My name is Krystal, and I'm going to be a Junior this this year in High school. I am an aspiring artist searching for a firm foothold in the world of art. I've achieved several ribbons for my artwork for submissions to the Oregon Humane society "Be kind to animals" poster contest over the course of three years. I've won prizes from various school art contests as well as state-wide contests, and have had my artwork published in our school newspaper and school annual as well as in a calendar supporting gambling awareness. Although I'm self-taught, my parents encouraged me to take various art classes in order to extend my artistic education, a suggestion that at one point led me to taking notes from a variety of talented artists including local artist Veralyn and modern artist Sam Guerrero. Inspiration has many names. My favorite artists I draw inspiration from include comics artist Patrick "SPAZ" Spaziante, and graphic novelist and storybook author and illustrator Shaun Tan, among others.
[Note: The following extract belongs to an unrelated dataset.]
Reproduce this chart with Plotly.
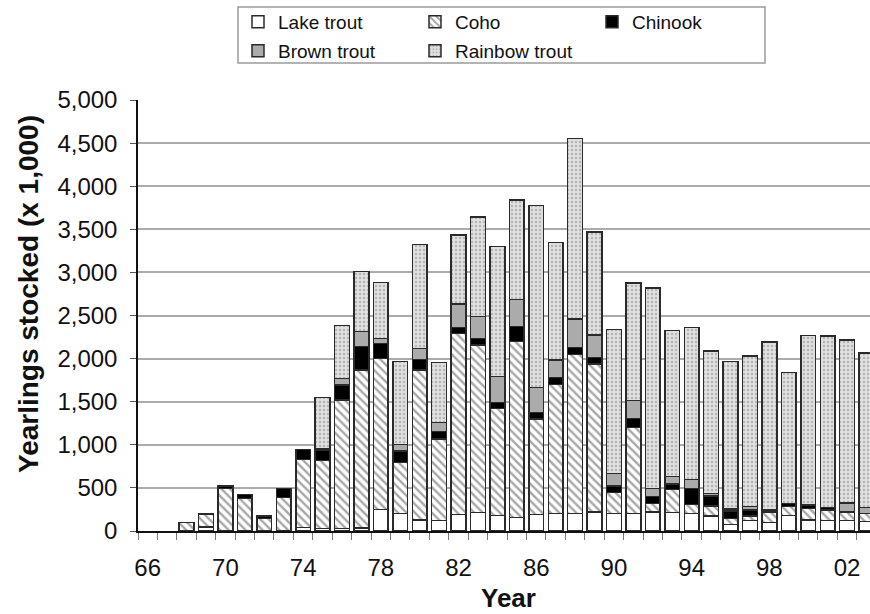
import plotly.graph_objects as go

# Yearlings stocked per year, thousands of fish
years = list(range(1966, 2004))

lake_trout = [0, 0, 0, 45, 0, 0, 0, 0, 40, 27, 27, 35, 251, 205, 128, 120, 193, 213,
              182, 159, 193, 205, 205, 220, 205, 205, 220, 213, 205, 174, 77, 120,
              100, 180, 128, 120, 120, 108]
coho = [0, 0, 100, 150, 495, 375, 143, 390, 790, 789, 1493, 1833, 1752, 592, 1740,
        947, 2100, 1945, 1241, 2037, 1106, 1496, 1844, 1717, 240, 994, 101, 270, 104,
        116, 70, 54, 113, 102, 135, 124, 93, 97]
chinook = [0, 0, 0, 0, 27, 50, 31, 105, 113, 124, 174, 270, 174, 131, 123, 85, 70,
           77, 70, 174, 74, 82, 78, 78, 77, 108, 77, 62, 186, 116, 85, 70, 15, 39,
           39, 31, 10, 0]
brown_trout = [0, 0, 0, 0, 0, 0, 0, 0, 0, 15, 77, 175, 58, 77, 128, 109, 270, 251,
               297, 318, 294, 201, 332, 259, 147, 205, 97, 85, 104, 31, 23, 38, 16,
               0, 0, 0, 100, 66]
rainbow_trout = [0, 0, 0, 0, 0, 0, 0, 0, 0, 592, 612, 699, 650, 959, 1207, 692, 801,
                 1157, 1509, 1152, 2107, 1361, 2096, 1195, 1671, 1365, 2324, 1694,
                 1764, 1651, 1709, 1748, 1949, 1520, 1968, 1987, 1893, 1794]

tick_years = list(range(1966, 2003, 4))
tick_text = [f"{y % 100:02d}" for y in tick_years]
y_ticks = list(range(0, 5001, 500))

FONT = "Arial, Liberation Sans, sans-serif"
OUTLINE = dict(color="#2a2a2a", width=1.5)

# (name, values, marker style, legend row)
series = [
    ("Lake trout", lake_trout, dict(color="white", line=OUTLINE), "legend"),
    ("Coho", coho, dict(color="white", line=OUTLINE,
                        pattern=dict(shape="\\", fgcolor="#505050", bgcolor="white",
                                     size=6, solidity=0.4)), "legend"),
    ("Chinook", chinook, dict(color="black", line=OUTLINE), "legend"),
    ("Brown trout", brown_trout, dict(color="#ababab", line=OUTLINE), "legend2"),
    ("Rainbow trout", rainbow_trout, dict(color="#e0e0e0", line=OUTLINE,
                                          pattern=dict(shape=".", fgcolor="#888888",
                                                       bgcolor="#e0e0e0", size=4,
                                                       solidity=0.3)), "legend2"),
]

fig = go.Figure()
for name, values, marker, leg in series:
    # empty segments are left out so no zero-height outline is drawn
    fig.add_trace(go.Bar(x=years, y=[v if v else None for v in values],
                         name=name, marker=marker, legend=leg))

PLOT_L, PLOT_W, PLOT_B, PLOT_H = 138, 732, 531, 431


def px_x(p):
    return (p - PLOT_L) / PLOT_W


def px_y(p):
    return (PLOT_B - p) / PLOT_H


legend_style = dict(
    orientation="h", xanchor="left", yanchor="top", traceorder="normal",
    entrywidth=132, entrywidthmode="pixels",
    font=dict(size=19, family=FONT, color="#111"),
    borderwidth=0, bgcolor="rgba(0,0,0,0)",
)

fig.update_layout(
    width=870, height=614,
    margin=dict(l=138, r=0, t=100, b=83),
    paper_bgcolor="white", plot_bgcolor="white",
    barmode="stack", bargap=0.24,
    font=dict(family=FONT, color="#111"),
    legend=dict(legend_style, x=px_x(238), y=px_y(3)),
    legend2=dict(legend_style, x=px_x(238), y=px_y(32)),
    shapes=[
        dict(type="rect", xref="paper", yref="paper",
             x0=px_x(238), x1=px_x(765), y0=px_y(63), y1=px_y(7),
             line=dict(color="#9a9a9a", width=1.5), fillcolor="white", layer="below"),
    ],
    xaxis=dict(
        range=[1965.5, 2003.18],
        tickmode="array", tickvals=tick_years, ticktext=tick_text,
        ticks="", showgrid=False, zeroline=False,
        showline=True, linecolor="#111", linewidth=1.5,
        tickfont=dict(size=24, family=FONT, color="#111"),
        ticklabelstandoff=14,
        minor=dict(ticks="outside", tickmode="linear", tick0=1965.5, dtick=1,
                   ticklen=7, tickcolor="#777", tickwidth=1, showgrid=False),
    ),
    yaxis=dict(
        range=[0, 5000],
        tickmode="array", tickvals=y_ticks, tickformat=",",
        ticks="outside", ticklen=6, tickcolor="#555", tickwidth=1,
        showgrid=True, gridcolor="#ababab", gridwidth=2,
        zeroline=False, showline=True, linecolor="#111", linewidth=1.5,
        tickfont=dict(size=24, family=FONT, color="#111"),
        ticklabelstandoff=8,
    ),
    annotations=[
        dict(text="<b>Yearlings stocked (x 1,000)</b>", textangle=-90,
             xref="paper", yref="paper", x=px_x(28), y=px_y(294),
             xanchor="center", yanchor="middle", showarrow=False,
             font=dict(size=28, family=FONT, color="#111")),
        dict(text="<b>Year</b>", xref="paper", yref="paper", x=px_x(508), y=px_y(598),
             xanchor="center", yanchor="middle", showarrow=False,
             font=dict(size=26, family=FONT, color="#111")),
    ],
)

fig.write_html("out.html")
Currently I live with my two sisters, baby brother, and parents. My most recent projects include everything from celebrity portraits, minute fantasy illustrations, and vivid comic pages.

August 18, 2010

Taylor Lautner


I'm not a big Twilight fan by any means. I am, however, a fan of art. Being an artist means I draw anything and everything that I feel needs to be illustrated. My sister, a HUGE Twilight fan, inspired this drawing of the character Jacob Black, played by the actor Taylor Lautner. I was also inspired by the fact that my drawing of  Pete Wentz seemed somewhat forced. The second illustration here was something that came to mind while looking at some random Japanese advertisement. while the art isn't reminiscent of manga in any way, I feel that the colors were somehow translated through anyhow.